Bjork did not threaten prison staff or other inmates in any of these communications.
Thus, it was objectively reasonable that Crist (and other prison staff) did not perceive
this incident as creating a substantial risk of harm to other inmates.
We have held in a number of cases that prison officials are entitled to qualified
immunity from § 1983 damage actions premised on an Eighth Amendment failure-to-
protect theory when an inmate was injured in a surprise attack by another inmate. See
Jackson, 140 F.3d at 1152; Prosser v. Ross, 70 F.3d 1005, 1007 (8th Cir. 1995); Smith
v. Marcantonio, 910 F.2d 500, 502 (8th Cir. 1990); see also Falls v. Nesbitt, 966 F.2d
375, 378-79 (8th Cir. 1992) (judgment for plaintiff on the merits reversed). In this
case, unlike Reece v.
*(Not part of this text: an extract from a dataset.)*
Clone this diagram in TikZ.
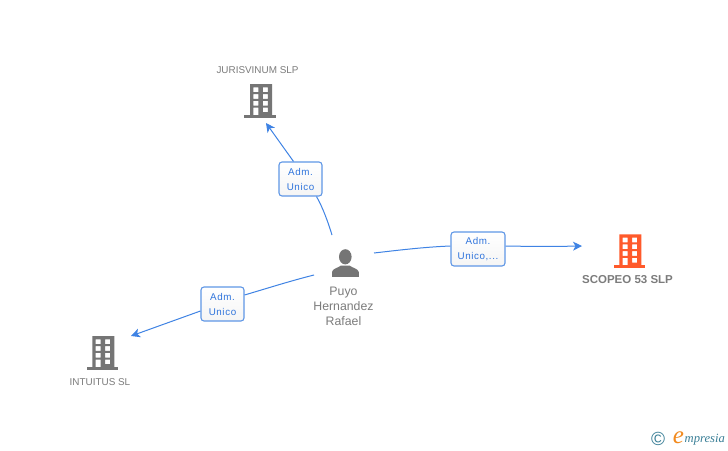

Groose, 60 F.3d 487 (8th Cir. 1995), where the assaulted inmate
was a known “snitch,” there is no evidence that Curry was a likely target of inmate
violence, or that Bjork harbored any animosity toward Curry. In late November 1997,
it was not objectively unreasonable for Crist and other officials to fail to detect that
Bjork’s anger at prison staff for refusing a transfer request would unleash the long-
dormant psychopathic demon lurking beneath his nonviolent exterior. Bjork’s decision
to murder a fellow inmate came without warning, and his selection of Curry as the
victim was a tragic fortuity. In these circumstances, the district court correctly
concluded that Crist is entitled to summary judgment on qualified immunity grounds.
The judgment of the district court is affirmed.
A true copy.
Attest:
CLERK, U. S. COURT OF APPEALS, EIGHTH CIRCUIT.